Immediata la disponibilità ed il lavoro intenso della Squadra Mobile – coordinata da Francesco Marino – e dal vicequestore Rosario Amarù i quali non hanno perso un minuto dal rinvenimento del cadavere in contrada Pozzo Ribaudo per avviare le indagini, interloquendo con la Polizia Scientifica di Palermo e Catania, questi ultimi utilizzando le tecniche più avanzate, in particolare attraverso la fumigazione con esteri di cianoacrilato e rilevamento di tracce di tipo biologico con utilizzo di luminol e fisico, attraverso il prelievo di cellule epiteliali di sfaldamento al fine di evidenziare il profilo genetico utile per eventuali comparazioni. Tutto effettuato con la massima e scrupolosa precisione e con tecniche altamente sofisticate ma, purtroppo, a distanza di diciotto mesi, raggiungere ben pochi risultati.

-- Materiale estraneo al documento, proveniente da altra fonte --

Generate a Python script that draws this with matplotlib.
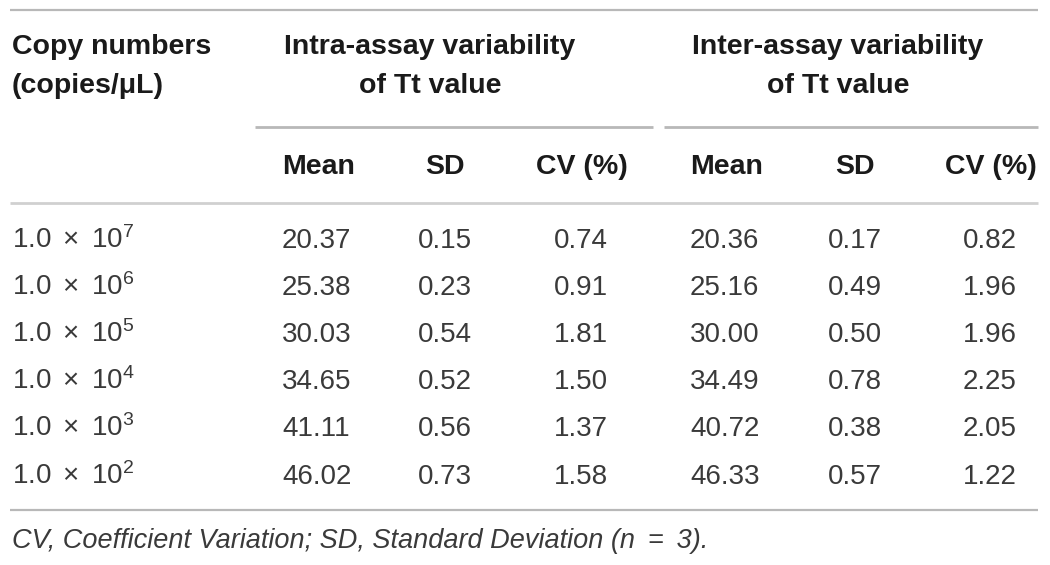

A distanza di diciotto mesi sul grave fatto di sangue è calato il silenzio più assoluto, sicuramente il più insopportabile per i familiari di un ragazzo solare, espansivo, disponibile con tutti.

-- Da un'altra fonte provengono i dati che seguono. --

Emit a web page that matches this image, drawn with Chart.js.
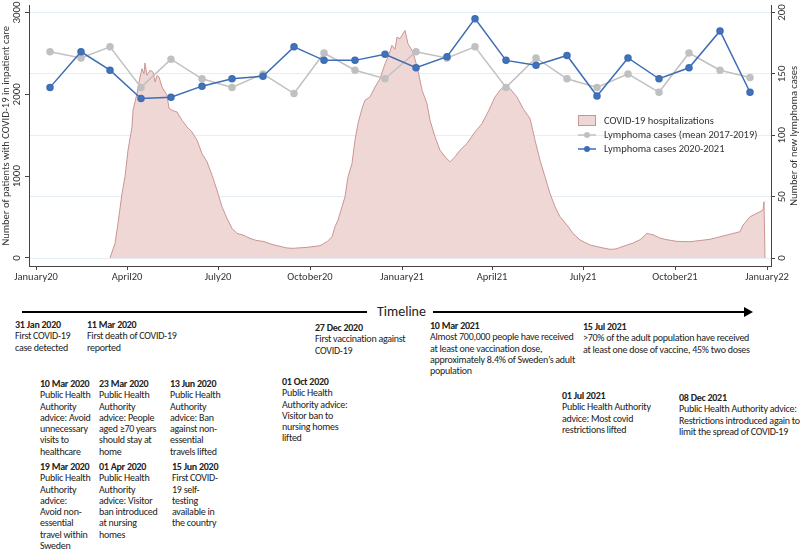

Non un delitto per rapina, non un regolamento di conti perché Ivano aveva una condotta di vita irreprensibile: famiglia, fidanzata, amici (Ivano era amato da tutta la comunità vittoriese) lavoro anzi due lavori: svolgeva l’attività di dipendente alle Poste e quella presso un distributore di benzina. Non solo, era instancabile: nei week-end approfittava del tempo libero per ultimare dei lavori al suo appartamento: il suo sogno? Coronare il suo futuro assieme alla sua fidanzata.
E allora ci chiediamo perché tanta efferatezza su una persona assolutamente normale che aspirava a una vita serena da trascorrere assieme alla sua amata famiglia?
Alla luce di quanto emerso e, purtroppo ben poco, accogliamo l’appello della madre, al fine di non archiviare il caso. La signora Ornella chiede chiarezza, verità, giustizia:
“Chi sa parli, voglio giustizia.” “Interrompo il silenzio del nostro dolore composto ma vivo dentro di noi e che continua a vivere intensamente giorno dopo giorno a partire da quel terribile 20 settembre del 2012. Un dolore lancinante che accompagna la nostra vita ormai del tutto sconvolta dalla perdita del nostro Ivano. Ivano era la gioia di vivere, l’essenza delle emozioni più belle, aveva un’innata solarità che trasmetteva generosamente a tutti i suoi amici. Un amante degli animali tra cui una gattina alla quale dedicava ogni attenzione. La stessa gattina che morì lo stesso giorno di Ivano intorno alle 20,15 quasi avvertendo la perdita del suo caro padroncino.
Ivano esternava facilmente le sue emozioni a me raccontandomi ogni confidenza, ogni momento della sua esistenza. Colgo l’occasione per lanciare un appello nonostante sia a conoscenza del lavoro intenso e scrupoloso effettuato dagli inquirenti che si sono impegnati con solerzia sulle indagini per trovare la luce della verità. Ma ciò non è bastato. Noi viviamo con il fiato sospeso e con la speranza di trovare giustizia e chiarezza. Vogliamo che la verità venga a galla, una volta per tutte. Viviamo in attesa di un dettaglio che possa essere rilevante per fare luce alle indagini ancora in corso e che speriamo non vengano archiviate. Un cenno, una lettera, una telefonata anche anonimamente che possa darci una speranza in più per risolvere il nostro dolore anche se quello rimane e rimarrà per sempre con noi. Viviamo nella speranza anche dopo 18 mesi di chi ha visto, sentito qualcosa che si faccia avanti e ripetiamo anonimamente anche un particolare che ritiene rilevante si faccia avanti senza timore. E’ impossibile e inaccettabile che nessuno abbia visto nulla quella sera del 20 settembre del 2012. Una normalissima sera ancora non all’imbrunire. Abbiamo la speranza e viviamo con la speranza che chi ha commesso questo delitto atroce venga assicurato alla giustizia. Dio vi benedica tutti, Ornella.”